Phillips, a past president of the club, spoke to a crowd of mostly businesspeople about his plan for the economy, taking questions from reporters afterward. He did not give many details about the economic statement when pressed on whether Ontarians can expect more cuts — something the Financial Accountability Office has flagged will be necessary to achieve the government’s fiscal targets.
“I don’t think that Ontarians anywhere need to be worried,” Phillips said when asked whether Francophone-Ontarians should prepare for more cuts. He said the government is taking “a balanced approach — an approach that understands that there are expenditures that we need to make in strategic areas, but that also … understands that for the medium- and long term we have to address the deficit.”
Asked whether that means more cuts are possibly in store, Phillips paused, nodded and said, “Yup.”
The finance minister promised the fall economic statement would show that the government will beat its deficit target of $10.3 billion, but would not say whether the fall economic statement will show a deficit higher than the $7.4 billion it stood at last year — far lower than the $15 billion initially claimed by the Doug Ford government.
In his speech to a receptive crowd, Phillips took shots at the previous Liberal government and touted the Ford administration’s plans for tax cuts and deregulation.
“As Ontario’s minister of finance, it gives me no joy to say, within the global competition for talent, innovation and investment, we have not been punching at the weight that we need to, to be the successful economy that we can be,” he said.
Phillips noted that Ontario’s per capita GDP is 45th in North America, just behind Montana. “I don’t have anything against Montana. It’s a lovely place. But we can do better. And we need to do better,” he said.
NDP co-deputy leader Sara Singh told reporters the government’s penchant for painting a bleak picture of the province’s current state is in order to “lay the foundation to make these deep and devastating cuts here in this province.”
The government is “continuing to focus on the deficit rather than talking about the services that people in this province need,” she said.
Singh also criticized the government’s pattern of making cuts only to reverse them after facing significant pushback.
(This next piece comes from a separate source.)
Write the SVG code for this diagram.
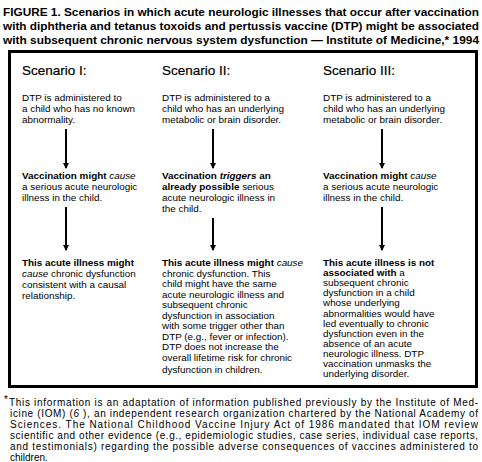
<svg xmlns="http://www.w3.org/2000/svg" width="482" height="462" viewBox="0 0 482 462">
<style>
.t{font-family:"Liberation Sans",Arial,sans-serif;font-size:11.5px;font-weight:bold;fill:#000}
.h{font-family:"Liberation Sans",Arial,sans-serif;font-size:13.5px;fill:#000;stroke:#000;stroke-width:0.2}
.b{font-family:"Liberation Sans",Arial,sans-serif;font-size:9.9px;fill:#000}
.f{font-family:"Liberation Sans",Arial,sans-serif;font-size:10px;fill:#000}
.bo{font-weight:bold}
.it{font-style:italic}
.ar{stroke:#000;stroke-width:2;fill:none}
</style>
<defs>
<marker id="ah" markerWidth="6" markerHeight="6" refX="5" refY="3" orient="auto" markerUnits="userSpaceOnUse" viewBox="0 0 6 6">
<path d="M0,0 L6,3 L0,6 Z" fill="#000"/>
</marker>
</defs>
<rect width="482" height="462" fill="#fff"/>
<g id="title">
<text class="t" x="3" y="16" textLength="476" lengthAdjust="spacingAndGlyphs">FIGURE 1. Scenarios in which acute neurologic illnesses that occur after vaccination</text>
<text class="t" x="3" y="30" textLength="476" lengthAdjust="spacingAndGlyphs">with diphtheria and tetanus toxoids and pertussis vaccine (DTP) might be associated</text>
<text class="t" x="3" y="44" textLength="476" lengthAdjust="spacingAndGlyphs">with subsequent chronic nervous system dysfunction — Institute of Medicine,* 1994</text>
</g>
<g id="frame"><rect x="9.5" y="51.5" width="467" height="335" fill="none" stroke="#000" stroke-width="3"/></g>
<g id="scenario1">
<text class="h" x="22" y="75">Scenario I:</text>
<text class="b" x="22" y="101">DTP is administered to</text>
<text class="b" x="22" y="112">a child who has no known</text>
<text class="b" x="22" y="123">abnormality.</text>
<text class="b" x="22" y="179"><tspan class="bo">Vaccination might </tspan><tspan class="it">cause</tspan></text>
<text class="b" x="22" y="190">a serious acute neurologic</text>
<text class="b" x="22" y="201">illness in the child.</text>
<text class="b" x="22" y="266"><tspan class="bo">This acute illness might</tspan></text>
<text class="b" x="22" y="277"><tspan class="it">cause</tspan> chronic dysfunction</text>
<text class="b" x="22" y="288">consistent with a causal</text>
<text class="b" x="22" y="299">relationship.</text>
</g>
<g id="scenario2">
<text class="h" x="162" y="75">Scenario II:</text>
<text class="b" x="162" y="101">DTP is administered to a</text>
<text class="b" x="162" y="112">child who has an underlying</text>
<text class="b" x="162" y="123">metabolic or brain disorder.</text>
<text class="b" x="162" y="179"><tspan class="bo">Vaccination </tspan><tspan class="bo it">triggers</tspan><tspan class="bo"> an</tspan></text>
<text class="b" x="162" y="190"><tspan class="bo">already possible</tspan> serious</text>
<text class="b" x="162" y="201">acute neurologic illness in</text>
<text class="b" x="162" y="212">the child.</text>
<text class="b" x="162" y="266"><tspan class="bo">This acute illness might </tspan><tspan class="it">cause</tspan></text>
<text class="b" x="162" y="276.5">chronic dysfunction. This</text>
<text class="b" x="162" y="287">child might have the same</text>
<text class="b" x="162" y="297.5">acute neurologic illness and</text>
<text class="b" x="162" y="308">subsequent chronic</text>
<text class="b" x="162" y="318.5">dysfunction in association</text>
<text class="b" x="162" y="329">with some trigger other than</text>
<text class="b" x="162" y="339.5">DTP (e.g., fever or infection).</text>
<text class="b" x="162" y="350">DTP does not increase the</text>
<text class="b" x="162" y="360.5">overall lifetime risk for chronic</text>
<text class="b" x="162" y="373">dysfunction in children.</text>
</g>
<g id="scenario3">
<text class="h" x="323" y="75">Scenario III:</text>
<text class="b" x="323" y="101">DTP is administered to a</text>
<text class="b" x="323" y="112">child who has an underlying</text>
<text class="b" x="323" y="123">metabolic or brain disorder.</text>
<text class="b" x="323" y="179"><tspan class="bo">Vaccination might </tspan><tspan class="it">cause</tspan></text>
<text class="b" x="323" y="190">a serious acute neurologic</text>
<text class="b" x="323" y="201">illness in the child.</text>
<text class="b" x="323" y="266"><tspan class="bo">This acute illness is not</tspan></text>
<text class="b" x="323" y="276.1"><tspan class="bo">associated with</tspan> a</text>
<text class="b" x="323" y="286.2">subsequent chronic</text>
<text class="b" x="323" y="296.3">dysfunction in a child</text>
<text class="b" x="323" y="306.4">whose underlying</text>
<text class="b" x="323" y="316.5">abnormalities would have</text>
<text class="b" x="323" y="326.6">led eventually to chronic</text>
<text class="b" x="323" y="336.7">dysfunction even in the</text>
<text class="b" x="323" y="346.8">absence of an acute</text>
<text class="b" x="323" y="356.9">neurologic illness. DTP</text>
<text class="b" x="323" y="367">vaccination unmasks the</text>
<text class="b" x="323" y="377.1">underlying disorder.</text>
</g>
<g id="connectors">
<line class="ar" x1="66" y1="129" x2="66" y2="168" marker-end="url(#ah)"/>
<line class="ar" x1="66" y1="207" x2="66" y2="250" marker-end="url(#ah)"/>
<line class="ar" x1="213" y1="129" x2="213" y2="168" marker-end="url(#ah)"/>
<line class="ar" x1="213" y1="218" x2="213" y2="250" marker-end="url(#ah)"/>
<line class="ar" x1="382" y1="129" x2="382" y2="168" marker-end="url(#ah)"/>
<line class="ar" x1="382" y1="207" x2="382" y2="250" marker-end="url(#ah)"/>
</g>
<g id="footnote">
<text class="f" x="4" y="403" font-size="8">*</text>
<text class="f" x="9" y="406" textLength="469" lengthAdjust="spacing">This information is an adaptation of information published previously by the Institute of Med-</text>
<text class="f" x="10" y="417" textLength="468" lengthAdjust="spacing">icine (IOM) (<tspan class="it">6</tspan> ), an independent research organization chartered by the National Academy of</text>
<text class="f" x="10" y="428" textLength="468" lengthAdjust="spacing">Sciences. The National Childhood Vaccine Injury Act of 1986 mandated that IOM review</text>
<text class="f" x="10" y="439" textLength="468" lengthAdjust="spacing">scientific and other evidence (e.g., epidemiologic studies, case series, individual case reports,</text>
<text class="f" x="10" y="450" textLength="468" lengthAdjust="spacing">and testimonials) regarding the possible adverse consequences of vaccines administered to</text>
<text class="f" x="10" y="461">children.</text>
</g>
</svg>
“This whole cut-first, consult-later approach is having really detrimental impacts in our communities. We’re seeing those services cut, then restored, cut — people don’t know,” she said. “I think this approach shows us that this government is not considering the needs of people in this province. It isn’t, frankly, listening, and when people do raise dissenting views, they’re put into a category of being protesters or special-interest groups when, in fact, these are people who are raising real concerns that are having real impacts in their daily lives.”
Phillips ducked a question about whether consumers will be able to buy beer and wine in corner stores in time for Thanksgiving. The government made a promise in the spring to open up the alcohol market, but has yet to give a firm timeline for delivering on it. Phillips noted people in Ajax could buy beer in some grocery stores, an initiative the previous Kathleen Wynne government was responsible for.
When pressed for a timeline, Phillips said the promise was “one of the many priorities we have, but there’s many, many other things we’re focused on.”